PROVIDED ENTRIES —
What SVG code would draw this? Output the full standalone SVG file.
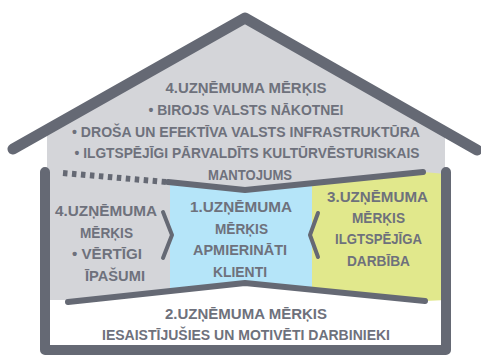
<svg xmlns="http://www.w3.org/2000/svg" width="481" height="355" viewBox="0 0 481 355">
<style>
.t{font-family:"Liberation Sans",Arial,sans-serif;font-weight:bold;font-size:14px;fill:#6e717c;text-anchor:middle}
.ln{fill:none;stroke:#656974;stroke-linecap:round;stroke-linejoin:round}
</style>
<rect width="481" height="355" fill="#ffffff"/>
<g id="house-body">
<polygon points="47,130 245,18 445,132 445,300 47,300" fill="#d4d5d9"/>
<polygon points="47,302 68,302 245,283 425,301 446,300 446,347 47,347" fill="#ffffff"/>
</g>
<g id="goal1-area">
<polygon points="170,182 245,190 312,183 312,288 245,283 170,291" fill="#b5e5f9"/>
</g>
<g id="goal3-area">
<polygon points="312,183 423,172 446,174 446,300 425,301 312,288" fill="#e1e88c"/>
</g>
<g id="connectors">
<path class="ln" d="M13,149 L245,18 L477,150" stroke-width="11"/>
<path class="ln" d="M45,172 L45,350 L446,350 L446,172" stroke-width="10"/>
<path d="M63,173 L166,182" fill="none" stroke="#656974" stroke-width="6" stroke-dasharray="4.5 4.5"/>
<path class="ln" d="M168,182 L245,190 L423,172" stroke-width="6"/>
<path class="ln" d="M68,302 L245,283 L425,301" stroke-width="6"/>
<path class="ln" d="M163,212 L172,235 L163,258" stroke-width="4"/>
<path class="ln" d="M318,213 L310,235 L318,257" stroke-width="4"/>
</g>
<g id="goal4-roof">
<text class="t" x="246" y="93" textLength="161" lengthAdjust="spacingAndGlyphs">4.UZŅĒMUMA MĒRĶIS</text>
<text class="t" x="246" y="115" textLength="195" lengthAdjust="spacingAndGlyphs">• BIROJS VALSTS NĀKOTNEI</text>
<text class="t" x="246" y="136.5" textLength="348" lengthAdjust="spacingAndGlyphs">• DROŠA UN EFEKTĪVA VALSTS INFRASTRUKTŪRA</text>
<text class="t" x="247" y="158" textLength="345" lengthAdjust="spacingAndGlyphs">• ILGTSPĒJĪGI PĀRVALDĪTS KULTŪRVĒSTURISKAIS</text>
<text class="t" x="250" y="180" textLength="84" lengthAdjust="spacingAndGlyphs">MANTOJUMS</text>
</g>
<g id="goal4-left">
<text class="t" x="106" y="216" textLength="102" lengthAdjust="spacingAndGlyphs">4.UZŅĒMUMA</text>
<text class="t" x="106.5" y="237.5" textLength="53" lengthAdjust="spacingAndGlyphs">MĒRĶIS</text>
<text class="t" x="107" y="259" textLength="70" lengthAdjust="spacingAndGlyphs">• VĒRTĪGI</text>
<text class="t" x="115" y="280.5" textLength="60" lengthAdjust="spacingAndGlyphs">ĪPAŠUMI</text>
</g>
<g id="goal1">
<text class="t" x="241" y="212" textLength="102" lengthAdjust="spacingAndGlyphs">1.UZŅĒMUMA</text>
<text class="t" x="241.5" y="233.5" textLength="53" lengthAdjust="spacingAndGlyphs">MĒRĶIS</text>
<text class="t" x="240" y="255" textLength="94" lengthAdjust="spacingAndGlyphs">APMIERINĀTI</text>
<text class="t" x="240" y="276.5" textLength="54" lengthAdjust="spacingAndGlyphs">KLIENTI</text>
</g>
<g id="goal3">
<text class="t" x="377.5" y="201.5" textLength="101" lengthAdjust="spacingAndGlyphs">3.UZŅĒMUMA</text>
<text class="t" x="378.5" y="223" textLength="53" lengthAdjust="spacingAndGlyphs">MĒRĶIS</text>
<text class="t" x="378.5" y="244" textLength="87" lengthAdjust="spacingAndGlyphs">ILGTSPĒJĪGA</text>
<text class="t" x="378.5" y="265.5" textLength="63" lengthAdjust="spacingAndGlyphs">DARBĪBA</text>
</g>
<g id="goal2">
<text class="t" x="246" y="319" textLength="162" lengthAdjust="spacingAndGlyphs">2.UZŅĒMUMA MĒRĶIS</text>
<text class="t" x="246" y="340" textLength="288" lengthAdjust="spacingAndGlyphs">IESAISTĪJUŠIES UN MOTIVĒTI DARBINIEKI</text>
</g>
</svg>
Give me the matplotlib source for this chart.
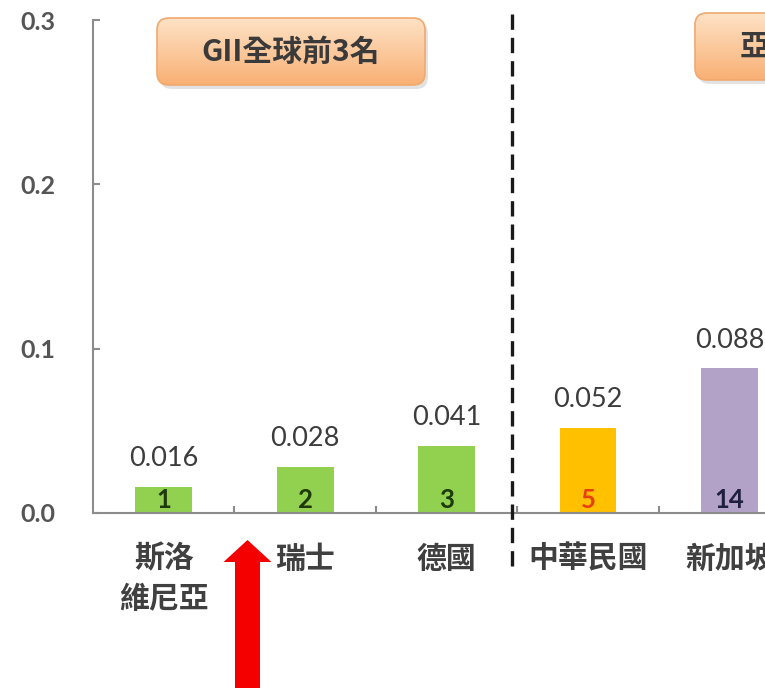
import numpy as np
import matplotlib.pyplot as plt
from matplotlib.patches import FancyBboxPatch, FancyArrow

countries = ['斯洛\n維尼亞', '瑞士', '德國', '中華民國', '新加坡']
values = [0.016, 0.028, 0.041, 0.052, 0.088]
ranks = ['1', '2', '3', '5', '14']
bar_colors = ['#92D050', '#92D050', '#92D050', '#FFC000', '#B3A2C7']
rank_colors = ['#1E3A0A', '#1E3A0A', '#1E3A0A', '#E8400C', '#1F2040']
y_ticks = [0.0, 0.1, 0.2, 0.3]
group_titles = ['GII全球前3名', '亞']
divider = 2.46

cjk = ['Noto Sans CJK TC', 'DejaVu Sans']
W, H = 765, 688

fig = plt.figure(figsize=(W / 100, H / 100), dpi=100)
fig.patch.set_facecolor('white')
ax = fig.add_axes([93 / W, 175 / H, 672 / W, 493 / H])

x = np.arange(len(countries))
ax.bar(x, values, width=0.4, color=bar_colors, zorder=2)

for i, v in enumerate(values):
    ax.annotate(f'{v:.3f}', (i, v), xytext=(0, 15), textcoords='offset points',
                ha='center', va='baseline', fontsize=19.5, family='Lato',
                color='#3c3c3c')
    ax.annotate(ranks[i], (i, 0), xytext=(0, 3.5), textcoords='offset points',
                ha='center', va='baseline', fontsize=18.5, family='Lato',
                fontweight='bold', color=rank_colors[i], zorder=3)

# group divider
ax.plot([divider, divider], [-0.032, 0.308], clip_on=False, color='#1a1a1a',
        lw=2.4, linestyle=(0, (4.6, 2.4)), zorder=4)

ax.set_xlim(-0.5, 4.25)
ax.set_ylim(0, 0.3)

ax.set_yticks(y_ticks)
ax.set_yticklabels([f'{t:.1f}' for t in y_ticks], family='Lato',
                   fontweight='bold', fontsize=18, color='#555555')
ax.tick_params(axis='y', direction='in', length=5, width=1.5, color='#8c8c8c', pad=27)

ax.set_xticks(x)
ax.set_xticklabels(countries, family=cjk, fontweight='bold', fontsize=21.5,
                   color='#404040', linespacing=1.45)
ax.set_xticks(x[:-1] + 0.5, minor=True)
ax.tick_params(axis='x', which='major', length=0, pad=22)
ax.tick_params(axis='x', which='minor', direction='in', length=5, width=1.5, color='#8c8c8c')

for s in ['top', 'right']:
    ax.spines[s].set_visible(False)
for s in ['left', 'bottom']:
    ax.spines[s].set_color('#8c8c8c')
    ax.spines[s].set_linewidth(1.5)

# overlay in pixel coordinates for the callout boxes and the arrow
ov = fig.add_axes([0, 0, 1, 1], zorder=5)
ov.set_xlim(0, W)
ov.set_ylim(H, 0)
ov.axis('off')
ov.patch.set_alpha(0)

grad = np.linspace(0, 1, 64).reshape(-1, 1)
top = np.array([254, 226, 198]) / 255
bot = np.array([249, 176, 116]) / 255
grad_img = top + (bot - top) * grad[..., None]

def callout(x0, y0, w, h, text, tx, ha):
    shadow = FancyBboxPatch((x0 + 3, y0 + 4), w, h, boxstyle='round,pad=0,rounding_size=12',
                            facecolor='#cfcfcf', edgecolor='none', alpha=0.6)
    ov.add_patch(shadow)
    box = FancyBboxPatch((x0, y0), w, h, boxstyle='round,pad=0,rounding_size=12',
                         facecolor='none', edgecolor='#f0a96e', lw=1.2)
    ov.add_patch(box)
    im = ov.imshow(grad_img, extent=(x0, x0 + w, y0 + h, y0), aspect='auto', zorder=1)
    im.set_clip_path(box)
    box.set_zorder(2)
    ov.text(tx, y0 + h / 2, text, ha=ha, va='center', family=cjk, fontsize=21.5,
            fontweight='bold', color='#3a3a3a', zorder=3)

callout(157, 18, 268, 67, group_titles[0], 291, 'center')
callout(695, 13, 220, 67, group_titles[1], 740, 'left')

ov.add_patch(FancyArrow(247.5, 690, 0, -150, width=25, head_width=48, head_length=22,
                        length_includes_head=True, facecolor='#F50000', edgecolor='none'))

ov.set_xlim(0, W)
ov.set_ylim(H, 0)

fig.savefig('out.png', dpi=100, facecolor='white')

WRITTEN TASK — Nothing but the lines above, starting at the line that contains "Give me the matplotlib source for this chart." and ending at the line that contains "ax.spines[s].set_linewidth(1.5)", should be given again, exactly and without the pictures.

SOLVED PROBLEM —
Give me the matplotlib source for this chart.
import numpy as np
import matplotlib.pyplot as plt
from matplotlib.patches import FancyBboxPatch, FancyArrow

countries = ['斯洛\n維尼亞', '瑞士', '德國', '中華民國', '新加坡']
values = [0.016, 0.028, 0.041, 0.052, 0.088]
ranks = ['1', '2', '3', '5', '14']
bar_colors = ['#92D050', '#92D050', '#92D050', '#FFC000', '#B3A2C7']
rank_colors = ['#1E3A0A', '#1E3A0A', '#1E3A0A', '#E8400C', '#1F2040']
y_ticks = [0.0, 0.1, 0.2, 0.3]
group_titles = ['GII全球前3名', '亞']
divider = 2.46

cjk = ['Noto Sans CJK TC', 'DejaVu Sans']
W, H = 765, 688

fig = plt.figure(figsize=(W / 100, H / 100), dpi=100)
fig.patch.set_facecolor('white')
ax = fig.add_axes([93 / W, 175 / H, 672 / W, 493 / H])

x = np.arange(len(countries))
ax.bar(x, values, width=0.4, color=bar_colors, zorder=2)

for i, v in enumerate(values):
    ax.annotate(f'{v:.3f}', (i, v), xytext=(0, 15), textcoords='offset points',
                ha='center', va='baseline', fontsize=19.5, family='Lato',
                color='#3c3c3c')
    ax.annotate(ranks[i], (i, 0), xytext=(0, 3.5), textcoords='offset points',
                ha='center', va='baseline', fontsize=18.5, family='Lato',
                fontweight='bold', color=rank_colors[i], zorder=3)

# group divider
ax.plot([divider, divider], [-0.032, 0.308], clip_on=False, color='#1a1a1a',
        lw=2.4, linestyle=(0, (4.6, 2.4)), zorder=4)

ax.set_xlim(-0.5, 4.25)
ax.set_ylim(0, 0.3)

ax.set_yticks(y_ticks)
ax.set_yticklabels([f'{t:.1f}' for t in y_ticks], family='Lato',
                   fontweight='bold', fontsize=18, color='#555555')
ax.tick_params(axis='y', direction='in', length=5, width=1.5, color='#8c8c8c', pad=27)

ax.set_xticks(x)
ax.set_xticklabels(countries, family=cjk, fontweight='bold', fontsize=21.5,
                   color='#404040', linespacing=1.45)
ax.set_xticks(x[:-1] + 0.5, minor=True)
ax.tick_params(axis='x', which='major', length=0, pad=22)
ax.tick_params(axis='x', which='minor', direction='in', length=5, width=1.5, color='#8c8c8c')

for s in ['top', 'right']:
    ax.spines[s].set_visible(False)
for s in ['left', 'bottom']:
    ax.spines[s].set_color('#8c8c8c')
    ax.spines[s].set_linewidth(1.5)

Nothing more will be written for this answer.